Personal information
- Born: 24 August 1972 (age 53) Ardabil, Iran

Sport
- Sport: Paralympic athletics

Medal record
Paralympic athletics
Representing Iran
Paralympic Games
| Gold medal – first place | 2012 London | Shot put – F54/55/56 |
| Silver medal – second place | 2004 Athens | Discus throw – F55 |
World Para Athletics Championships
| Silver medal – second place | 1998 Birmingham | Shot put F55 |
| Silver medal – second place | 2002 Lille | Discus throw F55 |
| Silver medal – second place | 2006 Assen | Shot put F55 |
| Bronze medal – third place | 2002 Lille | Shot put F55 |
| Bronze medal – third place | 2006 Assen | Discus throw F55 |
Asian Para Games
| Gold medal – first place | 2010 Guangzhou | Shot put F54–56 |
| Gold medal – first place | 2014 Incheon | Shot put F55/56 |
| Silver medal – second place | 2014 Incheon | Discus throw F54/55 |
| Silver medal – second place | 2018 Jakarta | Discus throw F54/55/56 |
| Silver medal – second place | 2018 Jakarta | Shot put F54/55 |
| Bronze medal – third place | 2010 Guangzhou | Discus throw F54–56 |

= Jalil Bagheri Jeddi =

Iranian Paralympic athlete

Jalil Bagheri Jeddi (born 24 August 1972) is a paralympic athlete from Iran competing mainly in category F55 shot and discus events.

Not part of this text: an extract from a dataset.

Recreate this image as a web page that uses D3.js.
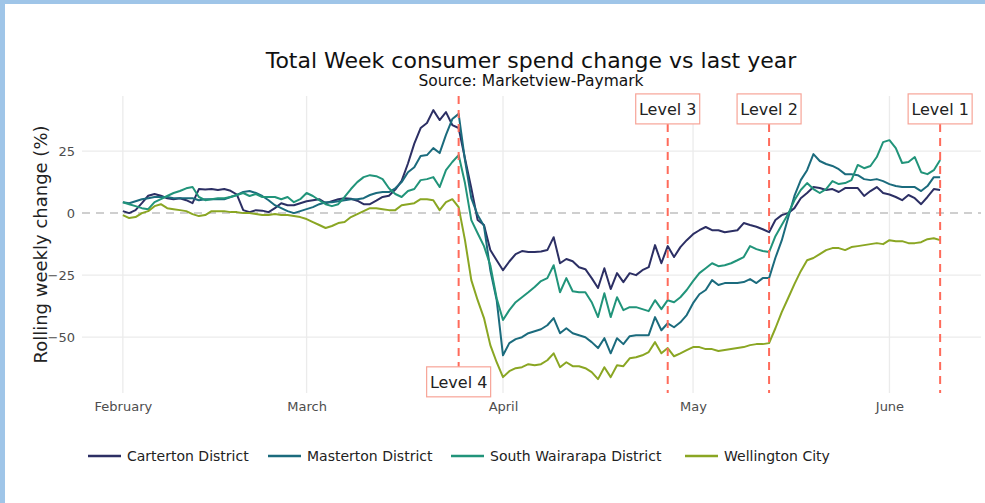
<!DOCTYPE html>
<html>
<head>
<meta charset="utf-8">
<script src="https://cdn.jsdelivr.net/npm/d3@7"></script>
<style>
  body { margin: 0; background: #fff; }
  svg text { font-family: 'DejaVu Sans', sans-serif; }
</style>
</head>
<body>
<svg id="chart" width="985" height="503"></svg>
<script>
// daily rolling weekly change (%), 1 Feb - 9 Jun 2020
const startDate = '2020-02-01'

const seriesNames = ['Carterton District', 'Masterton District', 'South Wairarapa District', 'Wellington City']
const seriesColors = ['#2c2f64', '#1b6b7d', '#21947a', '#8aa623']

const carterton = [
  0.8, 0, 1.2, 4, 7, 7.7, 7, 6, 5.6, 6, 5.2, 4, 9.7, 9.5, 9.7, 9.3, 9.7, 9, 7.5, 1.2,
  0.4, 1.2, 1, 0.4, 2, 4, 3.2, 3.2, 4, 4.8, 5.2, 5.6, 4, 4.8, 5.6, 6, 5.8, 5, 3.6, 3.6,
  5, 6.5, 7, 9.5, 13, 20, 28, 34.3, 36.3, 41.5, 37.5, 40.7, 35.5, 34.3, 22, 10, -2.8, -4.8, -14.9, -19,
  -23, -19.5, -16.5, -15.3, -15.7, -15.7, -15.5, -14.9, -9.7, -20.2, -18.5, -19.4, -21.8, -22.6, -26.2, -30.2, -22.2, -30.6, -24.2, -27.8,
  -24.2, -25, -23, -21.8, -12.9, -20.2, -13.3, -17.7, -13.7, -10.9, -8.5, -6.9, -5.6, -6.9, -6.9, -7.7, -7.3, -6.9, -4, -4.8,
  -5.5, -6.5, -7.7, -2.8, -0.8, 0, 2, 6, 8.1, 10.5, 10.1, 9.3, 9.7, 8.5, 10.1, 10.1, 10.1, 6.9, 8.9, 10.5,
  8.1, 7.5, 6.5, 5.2, 7.3, 6, 3.6, 6.5, 9.7, 9.3
]

const masterton = [
  4.4, 4, 4.8, 5.6, 6, 6.5, 6.5, 6.5, 6, 6, 6, 6, 5.2, 5.6, 5.6, 5.6, 5.6, 6.5, 7.3, 8.5,
  8.9, 8.1, 6.9, 5.2, 3.2, 2, 0.8, 0, 0.8, 1.6, 2.4, 3.6, 4.4, 4.4, 4.8, 5.2, 5.6, 5.6, 6, 7.3,
  8.1, 8.5, 8.5, 10, 12.5, 16.5, 18.5, 23, 23.4, 26.2, 24.2, 31.5, 37.9, 40, 21.4, 6, -0.8, -5.2, -23, -35,
  -57.3, -52.4, -50.8, -50, -48.4, -47.6, -46.8, -45.2, -42.3, -48.4, -46.4, -48.4, -49.2, -50, -52, -54.4, -50.4, -56.5, -50.4, -52.8,
  -49.6, -49.2, -49.2, -49.2, -41.9, -47.2, -44.4, -46, -44, -41.1, -36.3, -32.7, -31, -27, -29, -28.2, -28.2, -28.2, -27.8, -26.6,
  -28.2, -26.2, -26.2, -18, -11, -2, 6.9, 13.3, 17.3, 23.8, 21, 19.8, 19, 17.7, 15.7, 15.7, 15.3, 13.7, 13.3, 13.7,
  12.9, 11.7, 10.9, 10.5, 10.5, 10.5, 8.9, 10.9, 14.5, 14.5
]

const southWairarapa = [
  4.4, 3.6, 2.8, 2, 1.6, 4.4, 5.6, 6.9, 8.1, 8.9, 10, 10.5, 6.5, 5.2, 5.6, 6, 6, 6.5, 7.3, 8.1,
  6.9, 7.7, 6.5, 6.5, 6.5, 5.6, 6.5, 4.4, 5.6, 8.1, 6.9, 5.2, 3.6, 2.8, 3.6, 6.5, 9.7, 12.5, 14.5, 15.3,
  14.9, 13.7, 10, 7.7, 6.5, 8.9, 9.7, 13.3, 13.7, 14.5, 10.5, 17.3, 20.6, 23.4, 12.1, -2.8, -8.1, -13.3, -21, -34.3,
  -43.1, -39.1, -35.9, -33.9, -31.9, -29.8, -27.4, -26.2, -21, -31.9, -26.2, -31.5, -31.9, -31.9, -35.9, -41.9, -32.3, -41.9, -33.9, -39.1,
  -37.9, -37.9, -38.7, -39.5, -35.1, -38.7, -35.1, -35.9, -33.9, -31, -27.4, -24.2, -22.2, -20.2, -21.4, -21, -20.2, -19, -17.7, -13.3,
  -14.5, -15.3, -15.7, -9.3, -4.8, -0.4, 5.2, 9.3, 12.1, 9.7, 8.1, 9.7, 12.9, 11.7, 12.1, 13.3, 19.4, 18.1, 19, 22.6,
  28.6, 29.4, 26.2, 20.2, 20.6, 22.6, 16.5, 15.7, 17.3, 21.4
]

const wellington = [
  -0.8, -2, -1.6, 0, 0.8, 2.8, 3.6, 2, 1.6, 1.2, 0.8, -0.4, -1.2, -0.8, 0.8, 0.8, 0.8, 0.4, 0.4, 0,
  0, -0.4, -0.8, -0.8, -0.4, -0.8, -0.8, -1.2, -1.6, -2.4, -3.6, -4.8, -6, -5.2, -4, -3.6, -1.6, -0.4, 0.8, 2,
  2, 1.6, 1.2, 1.2, 3.2, 3.6, 4, 5.6, 5.6, 5.2, 1.2, 4.4, 5.6, 2.4, -10.9, -27, -35.1, -42.3, -53.2, -60.1,
  -66.1, -63.7, -62.5, -62.1, -60.9, -61.3, -60.9, -59.3, -56.5, -62.1, -60.1, -61.7, -61.7, -62.5, -64.1, -66.9, -62.1, -66.1, -61.3, -61.7,
  -58.5, -58.1, -57.3, -56, -52, -56.5, -54.4, -57.7, -56.5, -55.2, -54, -54, -54.8, -54.8, -55.6, -55.2, -54.8, -54.4, -54, -53.2,
  -52.8, -52.8, -52.4, -46.4, -39.9, -34.3, -28.6, -23.4, -19, -18.1, -16.5, -14.9, -14.1, -14.1, -14.9, -13.7, -13.3, -12.9, -12.5, -12.1,
  -12.5, -10.9, -11.3, -11.3, -12.1, -12.1, -11.7, -10.5, -10.1, -10.9
]

const seriesValues = [carterton, masterton, southWairarapa, wellington]

const levelNames = ['Level 4', 'Level 3', 'Level 2', 'Level 1']
const levelDates = ['2020-03-25', '2020-04-27', '2020-05-13', '2020-06-09']
const levelLabelY = [-68, 42, 42, 42]

const yTicks = [-50, -25, 0, 25]
const monthTicks = ['2020-02-01', '2020-03-01', '2020-04-01', '2020-05-01', '2020-06-01']
const monthLabels = ['February', 'March', 'April', 'May', 'June']

const parse = d3.utcParse('%Y-%m-%d')
const start = parse(startDate)
const series = seriesNames.map((name, i) => ({
  name,
  color: seriesColors[i],
  values: seriesValues[i].map((v, d) => ({ date: d3.utcDay.offset(start, d), v }))
}))

const svg = d3.select('#chart')
const W = +svg.attr('width')
const H = +svg.attr('height')
const margin = { top: 96, right: 4, bottom: 110, left: 82 }
const width = W - margin.left - margin.right
const height = H - margin.top - margin.bottom

// frame edges seen on the screenshot
svg.append('rect').attr('width', W).attr('height', H).attr('fill', '#fff')
svg.append('rect').attr('width', W).attr('height', 4).attr('fill', '#9fc5e8')
svg.append('rect').attr('width', 5).attr('height', H).attr('fill', '#9fc5e8')

const allDates = series[0].values.map(d => d.date)
const [d0, d1] = d3.extent(allDates)
const pad = (d1 - d0) * 0.05
const x = d3.scaleUtc()
  .domain([new Date(+d0 - pad), new Date(+d1 + pad)])
  .range([0, width])
const y = d3.scaleLinear().domain([-72.5, 47.2]).range([height, 0])

const g = svg.append('g').attr('transform', `translate(${margin.left},${margin.top})`)

// grid
g.append('g')
  .selectAll('line')
  .data(yTicks.filter(t => t !== 0))
  .join('line')
  .attr('x1', 0)
  .attr('x2', width)
  .attr('y1', d => y(d))
  .attr('y2', d => y(d))
  .attr('stroke', '#ebebeb')
  .attr('stroke-width', 1.3)

g.append('g')
  .selectAll('line')
  .data(monthTicks.map(parse))
  .join('line')
  .attr('x1', d => x(d))
  .attr('x2', d => x(d))
  .attr('y1', 0)
  .attr('y2', height)
  .attr('stroke', '#ebebeb')
  .attr('stroke-width', 1.3)

// zero line
g.append('line')
  .attr('x1', 0)
  .attr('x2', width)
  .attr('y1', y(0))
  .attr('y2', y(0))
  .attr('stroke', '#cfcfcf')
  .attr('stroke-width', 2)
  .attr('stroke-dasharray', '8,6')

// axes (text only, like plotly)
const yAxis = g.append('g').call(d3.axisLeft(y).tickValues(yTicks).tickSize(0).tickPadding(7))
yAxis.select('.domain').remove()
yAxis.selectAll('text').attr('font-size', 13).attr('fill', '#4d4d4d')
  .style('font-family', "'DejaVu Sans', sans-serif")

const xAxis = g.append('g')
  .attr('transform', `translate(0,${height})`)
  .call(d3.axisBottom(x).tickValues(monthTicks.map(parse)).tickFormat((d, i) => monthLabels[i]).tickSize(0).tickPadding(9))
xAxis.select('.domain').remove()
xAxis.selectAll('text').attr('font-size', 13).attr('fill', '#4d4d4d')
  .style('font-family', "'DejaVu Sans', sans-serif")

// series
const line = d3.line().x(d => x(d.date)).y(d => y(d.v))
g.append('g')
  .selectAll('path')
  .data(series)
  .join('path')
  .attr('fill', 'none')
  .attr('stroke', d => d.color)
  .attr('stroke-width', 2)
  .attr('stroke-linejoin', 'round')
  .attr('d', d => line(d.values))

// alert level markers
const levels = levelNames.map((name, i) => ({ name, date: parse(levelDates[i]), ly: levelLabelY[i] }))
g.append('g')
  .selectAll('line')
  .data(levels)
  .join('line')
  .attr('x1', d => x(d.date))
  .attr('x2', d => x(d.date))
  .attr('y1', 0)
  .attr('y2', height)
  .attr('stroke', '#ff6b5b')
  .attr('stroke-width', 2)
  .attr('stroke-dasharray', '8,6')

const lab = g.append('g')
  .selectAll('g')
  .data(levels)
  .join('g')
  .attr('transform', d => `translate(${x(d.date)},${y(d.ly)})`)
lab.append('rect')
  .attr('x', -32)
  .attr('y', -15)
  .attr('width', 64)
  .attr('height', 30)
  .attr('fill', '#fff')
  .attr('stroke', '#f7a497')
  .attr('stroke-width', 1.2)
lab.append('text')
  .attr('text-anchor', 'middle')
  .attr('dy', '0.36em')
  .attr('font-size', 16)
  .attr('fill', '#222')
  .text(d => d.name)

// titles
svg.append('text')
  .attr('x', 531)
  .attr('y', 68)
  .attr('text-anchor', 'middle')
  .attr('font-size', 22)
  .attr('fill', '#111')
  .text('Total Week consumer spend change vs last year')
svg.append('text')
  .attr('x', 531)
  .attr('y', 86)
  .attr('text-anchor', 'middle')
  .attr('font-size', 15.5)
  .attr('fill', '#111')
  .text('Source: Marketview-Paymark')
svg.append('text')
  .attr('transform', `translate(47,${margin.top + height / 2}) rotate(-90)`)
  .attr('text-anchor', 'middle')
  .attr('font-size', 18)
  .attr('fill', '#222')
  .text('Rolling weekly change (%)')

// legend
const legendX = [88, 268, 451, 685]
const leg = svg.append('g')
  .selectAll('g')
  .data(series)
  .join('g')
  .attr('transform', (d, i) => `translate(${legendX[i]},456)`)
leg.append('line')
  .attr('x1', 0)
  .attr('x2', 33)
  .attr('stroke', d => d.color)
  .attr('stroke-width', 2.5)
leg.append('text')
  .attr('x', 39)
  .attr('dy', '0.35em')
  .attr('font-size', 14)
  .attr('fill', '#222')
  .text(d => d.name)
</script>
</body>
</html>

Jalil competed in the shot put and discus at the 2004 Summer Paralympics winning a silver in the later event. In 2008, he competed in the shot put but could only manage twelfth place. However, Jalil succeeded in obtaining the first gold medal for Iran in the 2012 Paralympic Games held in London.